Kardinäle in Venezuela erheben schwere Vorwürfe

Chavez bastelt sich linientreue Kirche

An jedem Sonntag feiern sie Messe, spenden Sakramente und verfügen über Priester und eigene Bischöfe: Die sogenannte "Iglesia Catolica Reformada" Venezuelas sieht sich als eine "katholische Alternative" zur Amtskirche und bekennt sich zum sozialistischen Regime von Staatspräsident Hugo Chavez. Der greift nach Angaben der verärgerten Bischofskonferenz in Caracas für die linientreue Splittergruppe tief in die Tasche.

Autor/in:
Tobias Käufer
 (DR)

Erzbischof Roberto Lückert Leon wirft der Chavez-Regierung vor, als «Hauptsponsor» der neuen Gruppierung zu fungieren. Praktisch bedeute dies: Unterstützt einer der Geistlichen der «reformierten katholischen Kirche» eine Regierungsveranstaltung, bezahle Caracas «Flüge und Hotelunterkünfte», so der Stellvertretende Vorsitzende der Venezolanischen Bischofskonferenz.

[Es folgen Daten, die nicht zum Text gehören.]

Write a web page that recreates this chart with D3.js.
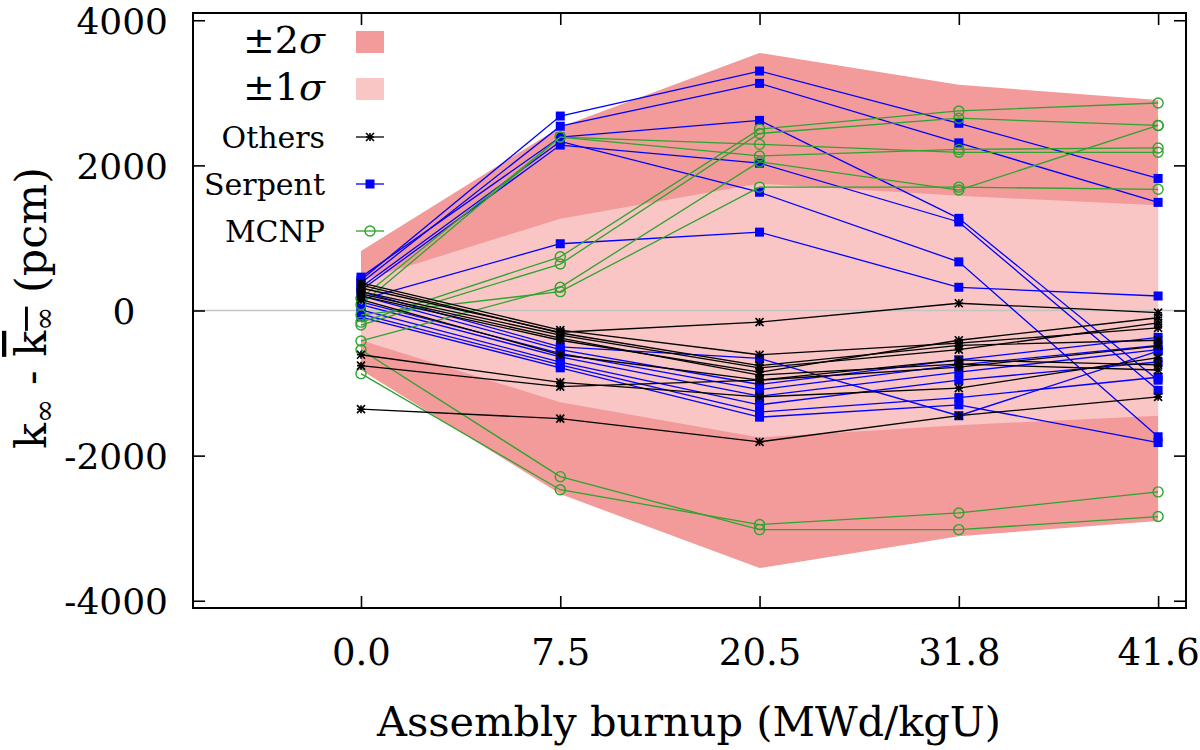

Kardinal Jorge Urosa Savino, einer der schärfsten Kritiker von Chavez, wählte deshalb deutliche Worte, um sich von den selbst ernannten Reformern abzugrenzen: «Die wahre Kirche Jesu Christi ist politisch unabhängig und besitzt auch kein Parteibuch.»

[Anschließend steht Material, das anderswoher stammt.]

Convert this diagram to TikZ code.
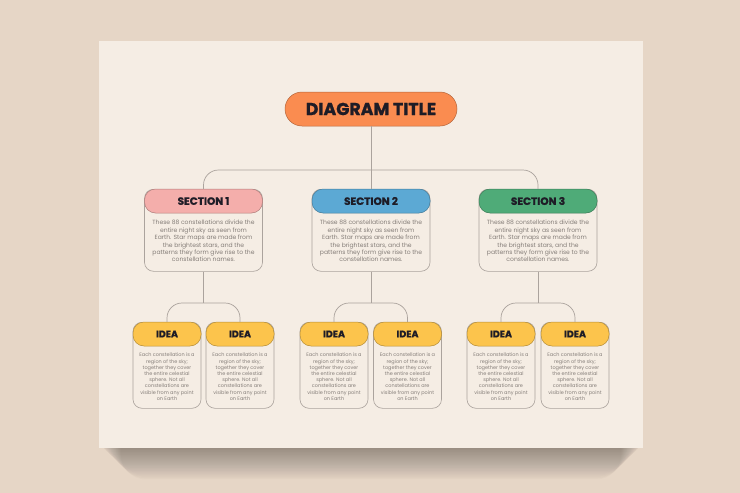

Zwar verfügt die «Reformkirche» im tief katholischen Venezuela über keinen wirklich nennenswerten Rückhalt. Doch immerhin verweisen die Gründer auf fünf Pfarreien im Departament Zuila, zu denen bereits 2.000 Gläubige zählten. Schon bald sollen es acht Gotteshäuser sein, in denen sich die Anhänger treffen können; und in den Städten Maracay, Valencia und Trujillo seien bereits Vorbereitungen getroffen, die Reformkirche auch dort fest zu verankern.

Kirche mit eindeutiger politischer Stellung
Deren Geistliche sollen heiraten können, eine Familie gründen und sich vor allem politisch klar positionieren - was einer «Pro-Chavez-Ausrichtung» gleichkommt. Entsprechend fällt das Vokabular der «Chavistas» aus: Bolivarisch und antiimperialistisch sei die «Kirche der Armen», die bereits über eine eigene, ganz in rot-grün gehaltene Webseite verfügt - inklusive «You Tube»-Video.

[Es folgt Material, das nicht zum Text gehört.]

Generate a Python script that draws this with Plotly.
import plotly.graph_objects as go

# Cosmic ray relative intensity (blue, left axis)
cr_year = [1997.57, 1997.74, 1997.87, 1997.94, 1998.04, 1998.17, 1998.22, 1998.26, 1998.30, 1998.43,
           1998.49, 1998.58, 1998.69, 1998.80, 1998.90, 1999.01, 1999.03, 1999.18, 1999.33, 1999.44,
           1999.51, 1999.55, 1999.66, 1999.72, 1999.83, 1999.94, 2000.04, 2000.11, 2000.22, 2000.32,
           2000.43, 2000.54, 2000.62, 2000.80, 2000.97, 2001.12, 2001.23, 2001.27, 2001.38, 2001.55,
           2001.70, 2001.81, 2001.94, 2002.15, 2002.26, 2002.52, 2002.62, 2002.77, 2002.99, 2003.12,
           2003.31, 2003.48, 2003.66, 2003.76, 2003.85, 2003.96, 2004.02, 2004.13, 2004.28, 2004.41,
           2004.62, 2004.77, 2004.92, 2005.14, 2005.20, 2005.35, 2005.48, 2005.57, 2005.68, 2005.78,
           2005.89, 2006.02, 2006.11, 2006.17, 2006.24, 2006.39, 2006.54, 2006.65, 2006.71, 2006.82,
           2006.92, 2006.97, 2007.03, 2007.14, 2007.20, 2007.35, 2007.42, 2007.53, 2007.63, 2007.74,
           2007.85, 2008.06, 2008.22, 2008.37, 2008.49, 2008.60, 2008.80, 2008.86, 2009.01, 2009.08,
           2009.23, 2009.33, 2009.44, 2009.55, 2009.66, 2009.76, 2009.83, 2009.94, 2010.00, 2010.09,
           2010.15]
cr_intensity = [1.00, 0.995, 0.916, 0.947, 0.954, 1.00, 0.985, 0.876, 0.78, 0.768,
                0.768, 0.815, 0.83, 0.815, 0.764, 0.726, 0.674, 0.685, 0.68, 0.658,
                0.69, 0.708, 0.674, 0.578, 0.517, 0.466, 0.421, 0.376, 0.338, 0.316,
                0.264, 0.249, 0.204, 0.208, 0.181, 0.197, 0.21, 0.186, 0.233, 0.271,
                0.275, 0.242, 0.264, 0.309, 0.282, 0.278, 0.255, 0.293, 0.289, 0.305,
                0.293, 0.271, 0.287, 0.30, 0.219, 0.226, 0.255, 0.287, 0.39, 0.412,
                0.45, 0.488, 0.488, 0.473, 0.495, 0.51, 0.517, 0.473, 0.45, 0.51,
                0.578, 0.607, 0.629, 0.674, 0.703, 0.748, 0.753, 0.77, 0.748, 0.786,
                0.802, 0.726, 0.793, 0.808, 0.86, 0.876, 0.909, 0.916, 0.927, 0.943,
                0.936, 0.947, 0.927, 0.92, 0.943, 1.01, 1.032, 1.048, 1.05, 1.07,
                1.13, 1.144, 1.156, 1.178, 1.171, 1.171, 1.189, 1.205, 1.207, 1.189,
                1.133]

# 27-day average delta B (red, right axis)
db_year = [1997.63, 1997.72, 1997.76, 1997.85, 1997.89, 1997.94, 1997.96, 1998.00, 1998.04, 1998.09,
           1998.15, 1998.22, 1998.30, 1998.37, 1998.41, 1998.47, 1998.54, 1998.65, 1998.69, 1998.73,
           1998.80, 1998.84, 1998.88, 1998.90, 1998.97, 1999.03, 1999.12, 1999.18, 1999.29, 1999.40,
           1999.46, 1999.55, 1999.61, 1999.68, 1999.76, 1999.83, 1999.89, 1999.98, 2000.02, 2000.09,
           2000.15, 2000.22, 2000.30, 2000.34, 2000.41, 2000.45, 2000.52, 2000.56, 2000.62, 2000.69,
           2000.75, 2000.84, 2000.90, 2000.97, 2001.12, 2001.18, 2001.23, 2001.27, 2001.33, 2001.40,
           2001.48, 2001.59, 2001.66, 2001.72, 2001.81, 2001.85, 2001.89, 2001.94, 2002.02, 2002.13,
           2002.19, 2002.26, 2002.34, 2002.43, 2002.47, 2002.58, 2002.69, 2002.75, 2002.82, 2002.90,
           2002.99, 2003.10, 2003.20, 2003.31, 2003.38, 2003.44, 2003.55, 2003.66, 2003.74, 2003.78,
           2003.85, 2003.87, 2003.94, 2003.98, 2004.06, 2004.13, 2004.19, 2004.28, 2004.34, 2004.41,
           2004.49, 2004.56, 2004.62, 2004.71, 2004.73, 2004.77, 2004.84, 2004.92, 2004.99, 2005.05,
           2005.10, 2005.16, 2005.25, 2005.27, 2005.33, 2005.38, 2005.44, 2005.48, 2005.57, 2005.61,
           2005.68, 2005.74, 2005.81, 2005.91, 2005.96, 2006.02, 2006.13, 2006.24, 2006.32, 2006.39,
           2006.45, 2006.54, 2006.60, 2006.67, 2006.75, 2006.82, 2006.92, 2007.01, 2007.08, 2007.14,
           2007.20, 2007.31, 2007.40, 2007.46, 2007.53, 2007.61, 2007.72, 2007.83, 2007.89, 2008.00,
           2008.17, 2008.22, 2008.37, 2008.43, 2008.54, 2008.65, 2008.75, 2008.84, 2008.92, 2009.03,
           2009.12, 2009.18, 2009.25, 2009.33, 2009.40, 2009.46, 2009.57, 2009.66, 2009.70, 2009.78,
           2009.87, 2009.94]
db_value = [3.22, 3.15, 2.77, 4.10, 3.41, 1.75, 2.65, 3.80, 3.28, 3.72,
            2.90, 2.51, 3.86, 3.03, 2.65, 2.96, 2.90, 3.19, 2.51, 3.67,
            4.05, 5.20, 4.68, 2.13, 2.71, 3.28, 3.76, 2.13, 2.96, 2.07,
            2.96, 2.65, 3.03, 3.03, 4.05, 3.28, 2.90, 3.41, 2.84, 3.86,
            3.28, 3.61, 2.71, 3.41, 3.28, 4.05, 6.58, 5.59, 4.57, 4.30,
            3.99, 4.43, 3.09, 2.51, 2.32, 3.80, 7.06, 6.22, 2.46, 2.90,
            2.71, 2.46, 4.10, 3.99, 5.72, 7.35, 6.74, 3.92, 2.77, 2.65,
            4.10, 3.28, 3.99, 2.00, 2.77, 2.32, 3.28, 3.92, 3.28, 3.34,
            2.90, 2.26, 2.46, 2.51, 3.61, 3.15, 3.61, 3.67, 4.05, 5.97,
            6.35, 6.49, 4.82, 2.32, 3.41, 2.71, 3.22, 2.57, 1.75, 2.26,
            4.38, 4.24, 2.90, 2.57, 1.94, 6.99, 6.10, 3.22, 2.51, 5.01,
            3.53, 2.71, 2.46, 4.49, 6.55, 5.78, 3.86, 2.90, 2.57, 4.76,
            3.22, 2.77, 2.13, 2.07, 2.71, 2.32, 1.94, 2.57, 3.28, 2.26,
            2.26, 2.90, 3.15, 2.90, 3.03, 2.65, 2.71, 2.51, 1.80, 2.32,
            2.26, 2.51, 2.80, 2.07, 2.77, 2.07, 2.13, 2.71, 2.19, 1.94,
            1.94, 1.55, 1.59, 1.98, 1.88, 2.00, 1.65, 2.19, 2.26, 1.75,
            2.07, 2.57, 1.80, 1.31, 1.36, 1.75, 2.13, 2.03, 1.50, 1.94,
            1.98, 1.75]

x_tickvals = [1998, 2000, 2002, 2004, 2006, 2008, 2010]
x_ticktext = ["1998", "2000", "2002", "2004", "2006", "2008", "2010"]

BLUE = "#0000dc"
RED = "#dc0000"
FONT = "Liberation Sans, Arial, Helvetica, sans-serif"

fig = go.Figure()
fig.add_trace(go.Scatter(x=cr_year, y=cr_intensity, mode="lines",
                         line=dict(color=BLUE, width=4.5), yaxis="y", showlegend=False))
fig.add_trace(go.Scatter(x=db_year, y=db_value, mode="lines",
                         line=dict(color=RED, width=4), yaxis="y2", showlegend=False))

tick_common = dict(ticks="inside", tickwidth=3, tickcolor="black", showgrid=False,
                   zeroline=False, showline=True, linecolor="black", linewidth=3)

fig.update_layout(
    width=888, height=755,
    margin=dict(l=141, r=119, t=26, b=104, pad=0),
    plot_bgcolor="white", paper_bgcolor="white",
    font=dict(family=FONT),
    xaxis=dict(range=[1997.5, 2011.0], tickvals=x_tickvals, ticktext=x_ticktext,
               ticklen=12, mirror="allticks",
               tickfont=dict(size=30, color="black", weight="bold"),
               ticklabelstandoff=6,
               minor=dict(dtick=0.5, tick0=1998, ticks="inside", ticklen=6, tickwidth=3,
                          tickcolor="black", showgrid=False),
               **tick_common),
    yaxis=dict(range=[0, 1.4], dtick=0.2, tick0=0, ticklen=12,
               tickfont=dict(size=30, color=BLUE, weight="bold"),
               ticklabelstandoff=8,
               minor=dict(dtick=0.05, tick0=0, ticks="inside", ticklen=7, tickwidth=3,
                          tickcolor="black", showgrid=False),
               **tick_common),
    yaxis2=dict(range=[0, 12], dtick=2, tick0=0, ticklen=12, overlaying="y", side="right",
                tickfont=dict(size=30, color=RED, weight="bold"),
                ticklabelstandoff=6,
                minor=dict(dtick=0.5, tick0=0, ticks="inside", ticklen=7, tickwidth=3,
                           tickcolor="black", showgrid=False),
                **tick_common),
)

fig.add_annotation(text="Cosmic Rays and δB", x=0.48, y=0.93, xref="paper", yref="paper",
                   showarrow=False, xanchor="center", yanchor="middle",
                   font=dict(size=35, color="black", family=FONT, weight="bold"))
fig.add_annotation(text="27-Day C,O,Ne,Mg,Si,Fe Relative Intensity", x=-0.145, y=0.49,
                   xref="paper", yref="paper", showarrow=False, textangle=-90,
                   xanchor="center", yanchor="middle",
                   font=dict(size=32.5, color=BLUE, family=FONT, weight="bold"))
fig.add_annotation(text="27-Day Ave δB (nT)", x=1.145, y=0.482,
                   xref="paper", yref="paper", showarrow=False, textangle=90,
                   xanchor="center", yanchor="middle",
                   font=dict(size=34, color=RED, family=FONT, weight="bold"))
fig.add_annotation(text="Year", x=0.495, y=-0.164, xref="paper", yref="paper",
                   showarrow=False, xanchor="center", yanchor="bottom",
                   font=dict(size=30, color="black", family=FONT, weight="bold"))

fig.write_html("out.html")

Der lose Zusammenschluss ehemaliger katholischer Priester, lutherischer und anglikanischer Geistlicher existiert schon seit über einem Jahr. Vor einigen Tagen folgte nun aber die offizielle Gründung der chaveztreuen Gruppierung. Deren führender Kopf Enrique Albornoz Cano beugt sogleich allen Vorwürfen vor: «Wir haben uns nicht mit Präsident Chavez getroffen, und die Regierung hat uns auch nicht aufgefordert, tätig zu werden», beteuert der «Bischof» in einem Interview der kolumbianischen Tageszeitung «El Tiempo». Man habe «nie erklärt, dass diese Kirche sozialistisch oder gar kommunistisch ist, sondern lediglich bolivarisch und nationalistisch».

Wenn die Mikrofone der Journalisten aus sind, machen die Vertreter der «Reformkirche» allerdings keinen Hehl aus ihrer politischen Überzeugung. Chavez sei der wahre Vertreter der Kirche der Armen, heißt es dann. Ein kleines Stückchen Befreiungstheologie passt eben auch in die publikumswirksame Imagebildung.

Die Venezolanische Bischofskonferenz reagiert verärgert. Erzbischof Ubaldo Ramon Santana aus Maracaibo, der Hauptstadt des in einigen Teilen abtrünnigen Departaments Zuila, bittet die Gläubigen, sich «von dieser Gruppierung nicht verwirren zu lassen, deren Anmaßung respektlos und betrügerisch» sei. Die Kritik hinterlässt bei der Reformkirche Spuren: «Man hat uns schon als Kirche des Teufels bezeichnet, dabei wollen wir nur neue pastorale Sichtweisen eröffnen», beschwichtigt Albornoz.

Erzbischof Lückert will den Beteuerungen keinen Glauben schenken -und verweist stattdessen auf ein einheitliches Meinungsbild in Kirchenkreisen: «Nicht nur die katholische Kirche hat ihre Ablehnung formuliert, auch die Lutheraner und Anglikaner haben ihre Missbilligung zum Ausdruck gebracht.» Fest steht, dass sich die Frontstellung von Kirche und Regierung durch die Neugründung verfestigt.